The Biden administration issued its own rule in 2023, but following legal challenges by states and industry groups, including the American Farm Bureau Federation, that rule is in effect in 24 states, the District of Columbia and U.S. territories.

The Trump administration could decide to stop defending the Biden rule in court, allowing EPA and the Corps to take another crack at a definition to confirm to the Supreme Court’s 2023 Sackett decision, which said Clean Water Act protection extends to wetlands only if they have a continuous surface connection with “waters” of the United States — that is, a relatively permanent body of water connected to traditional interstate navigable waters.

Mark Ryan, a former EPA attorney who worked closely on the Obama administration's 2005 WOTUS rule, said part of what complicated the previous Trump administration’s attempts to rewrite WOTUS was its exclusion of career staff from discussions.

“They didn’t have good legal advice when they started because they were cutting out a lot of career staff people because they didn’t trust them, which I think was a mistake,” Ryan said. “So it'll be interesting to see if they learn from that lesson.”
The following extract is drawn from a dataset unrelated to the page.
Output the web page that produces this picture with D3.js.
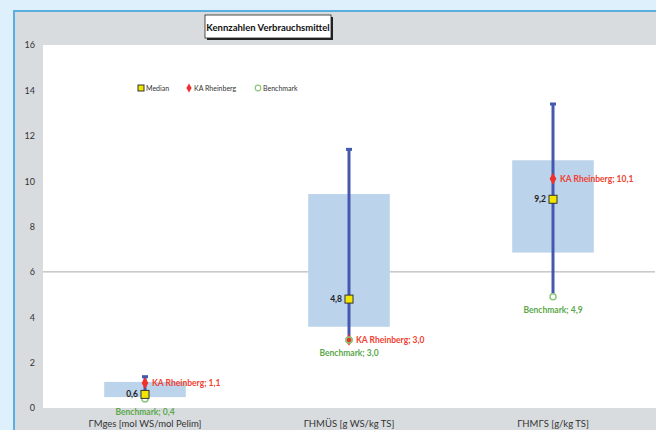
<!DOCTYPE html>
<html>
<head>
<meta charset="utf-8">
<script src="https://cdn.jsdelivr.net/npm/d3@7"></script>
<style>
  body{margin:0;background:#def0fb;}
  svg{display:block;font-family:Lato,"Open Sans",sans-serif;}
</style>
</head>
<body>
<script>
//data
var categories=["ΓMges [mol WS/mol Pelim]","ΓHMÜS [g WS/kg TS]","ΓHMΓS  [g/kg TS]"];
var boxLow=[0.48,3.58,6.85];
var boxHigh=[1.15,9.43,10.92];
var whiskerLow=[0.4,3.0,4.9];
var whiskerHigh=[1.38,11.4,13.4];
var median=[0.6,4.8,9.2];
var rheinberg=[1.1,3.0,10.1];
var benchmark=[0.4,3.0,4.9];
var yTicks=[0,2,4,6,8,10,12,14,16];

var W=656,H=430;
var pLeft=43,pRight=655,pTop=45,pBottom=408;

var svg=d3.select("body").append("svg").attr("width",W).attr("height",H);

//frame
svg.append("rect").attr("x",13).attr("y",10).attr("width",W-13).attr("height",H-10).attr("fill","#d8dcdf");
svg.append("line").attr("x1",14).attr("x2",14).attr("y1",10).attr("y2",H).attr("stroke","#5aaee0").attr("stroke-width",2);
svg.append("line").attr("x1",13).attr("x2",W).attr("y1",11).attr("y2",11).attr("stroke","#5aaee0").attr("stroke-width",2);
svg.append("rect").attr("x",pLeft).attr("y",pTop).attr("width",pRight-pLeft+1).attr("height",pBottom-pTop).attr("fill","#fff");

var x=d3.scaleBand().domain(d3.range(categories.length)).range([pLeft,pRight]);
var y=d3.scaleLinear().domain([0,16]).range([pBottom,pTop]);
var bw=x.bandwidth()*0.4;
var cx=function(i){return x(i)+x.bandwidth()/2;};

//y axis (labels only)
var yAxis=svg.append("g").attr("transform","translate(35,0)")
  .call(d3.axisLeft(y).tickValues(yTicks).tickSize(0).tickPadding(0));
yAxis.select(".domain").remove();
yAxis.selectAll("text").attr("font-size",9).attr("fill","#333").attr("font-family","Lato,sans-serif");

//gridline at 6
svg.append("line").attr("x1",pLeft).attr("x2",pRight).attr("y1",y(6)).attr("y2",y(6)).attr("stroke","#aaa").attr("stroke-width",1);

//x axis labels
var xAxis=svg.append("g").attr("transform","translate(0,"+(pBottom+9)+")")
  .call(d3.axisBottom(x).tickSize(0).tickFormat(function(i){return categories[i];}));
xAxis.select(".domain").remove();
xAxis.selectAll("text").attr("font-size",9.5).attr("fill","#333").attr("font-family","Lato,sans-serif");

var idx=d3.range(categories.length);

//boxes
svg.selectAll(".box").data(idx).enter().append("rect")
  .attr("x",function(i){return cx(i)-bw/2;})
  .attr("y",function(i){return y(boxHigh[i]);})
  .attr("width",bw)
  .attr("height",function(i){return y(boxLow[i])-y(boxHigh[i]);})
  .attr("fill","#bcd3ec");

//whiskers
svg.selectAll(".wh").data(idx).enter().append("line")
  .attr("x1",cx).attr("x2",cx)
  .attr("y1",function(i){return y(whiskerLow[i]);})
  .attr("y2",function(i){return y(whiskerHigh[i]);})
  .attr("stroke","#4459ad").attr("stroke-width",3);
svg.selectAll(".cap").data(idx).enter().append("line")
  .attr("x1",function(i){return cx(i)-3;}).attr("x2",function(i){return cx(i)+3;})
  .attr("y1",function(i){return y(whiskerHigh[i]);})
  .attr("y2",function(i){return y(whiskerHigh[i]);})
  .attr("stroke","#4459ad").attr("stroke-width",3);

var fmt=function(v){return d3.format(".1f")(v).replace(".",",");};
var diamond=d3.symbol().type(d3.symbolDiamond).size(40);

//benchmark
svg.selectAll(".bm").data(idx).enter().append("circle")
  .attr("cx",cx).attr("cy",function(i){return y(benchmark[i]);}).attr("r",3)
  .attr("fill","#fff").attr("stroke","#8cc77d").attr("stroke-width",1.5);
//rheinberg
svg.selectAll(".rh").data(idx).enter().append("path")
  .attr("d",diamond)
  .attr("transform",function(i){return "translate("+cx(i)+","+y(rheinberg[i])+")";})
  .attr("fill","#f0302a");
//draw benchmark again over rheinberg where they coincide
svg.selectAll(".bm2").data(idx.filter(function(i){return benchmark[i]==rheinberg[i];})).enter().append("circle")
  .attr("cx",cx).attr("cy",function(i){return y(benchmark[i]);}).attr("r",3)
  .attr("fill","none").attr("stroke","#8cc77d").attr("stroke-width",1.5);
//median
svg.selectAll(".md").data(idx).enter().append("rect")
  .attr("x",function(i){return cx(i)-4;}).attr("y",function(i){return y(median[i])-4;})
  .attr("width",8).attr("height",8)
  .attr("fill","#f2e600").attr("stroke","#333").attr("stroke-width",1);

//labels
svg.selectAll(".mdl").data(idx).enter().append("text")
  .attr("x",function(i){return cx(i)-7;}).attr("y",function(i){return y(median[i])+3;})
  .attr("text-anchor","end").attr("font-size",8.5).attr("font-weight","bold").attr("fill","#222")
  .text(function(i){return fmt(median[i]);});
svg.selectAll(".rhl").data(idx).enter().append("text")
  .attr("x",function(i){return cx(i)+7;}).attr("y",function(i){return y(rheinberg[i])+3;})
  .attr("font-size",8.5).attr("font-weight","bold").attr("fill","#f0402f")
  .text(function(i){return "KA Rheinberg; "+fmt(rheinberg[i]);});
svg.selectAll(".bml").data(idx).enter().append("text")
  .attr("x",cx).attr("y",function(i){return y(benchmark[i])+16;})
  .attr("text-anchor","middle").attr("font-size",8.5).attr("font-weight","bold").attr("fill","#5aa84a")
  .text(function(i){return "Benchmark; "+fmt(benchmark[i]);});

//legend
var lg=svg.append("g").attr("font-size",7).attr("fill","#333");
lg.append("rect").attr("x",138).attr("y",85).attr("width",6).attr("height",6).attr("fill","#f2e600").attr("stroke","#333");
lg.append("text").attr("x",146).attr("y",91).text("Median");
lg.append("path").attr("d",d3.symbol().type(d3.symbolDiamond).size(24)).attr("transform","translate(189,88)").attr("fill","#f0302a");
lg.append("text").attr("x",194).attr("y",91).text("KA Rheinberg");
lg.append("circle").attr("cx",258).attr("cy",88).attr("r",2.8).attr("fill","#fff").attr("stroke","#8cc77d").attr("stroke-width",1.2);
lg.append("text").attr("x",263).attr("y",91).text("Benchmark");

//title
svg.append("rect").attr("x",207).attr("y",17).attr("width",126).attr("height",23).attr("fill","#222");
svg.append("rect").attr("x",205).attr("y",15).attr("width",126).attr("height",23).attr("fill","#fff").attr("stroke","#222").attr("stroke-width",0.8);
svg.append("text").attr("x",268).attr("y",30.5).attr("text-anchor","middle")
  .attr("font-size",9.5).attr("font-weight","bold").attr("fill","#111").text("Kennzahlen Verbrauchsmittel");
</script>
</body>
</html>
Ryan also said it's likely the Fish and Wildlife Service will back away from the idea of reintroducing grizzly bears in Washington's North Cascades, which the Biden administration is currently considering.

Tim Whitehouse
Whitehouse, the PEER executive director, said he expects the next four years to be a “time of change and upheaval” in federal science agencies, including EPA. He said he expects to see reorganizations and budget cuts within agencies and efforts to move employees outside of Washington 


“I think we can expect to see a large natural exodus of people at or near retirement age that don’t want to go through a Trump administration at this point in their lives," he said. 

It’s also possible federal employees who work on policy matters may be assigned a new civil service classification, which would make it easier for them to be hired and fired, Whitehouse said. 

“The concern is, obviously, that this will allow the Trump administration and subsequent administrations to have a loyalty test for scientists and other people whose work may affect policy outcomes,” he said.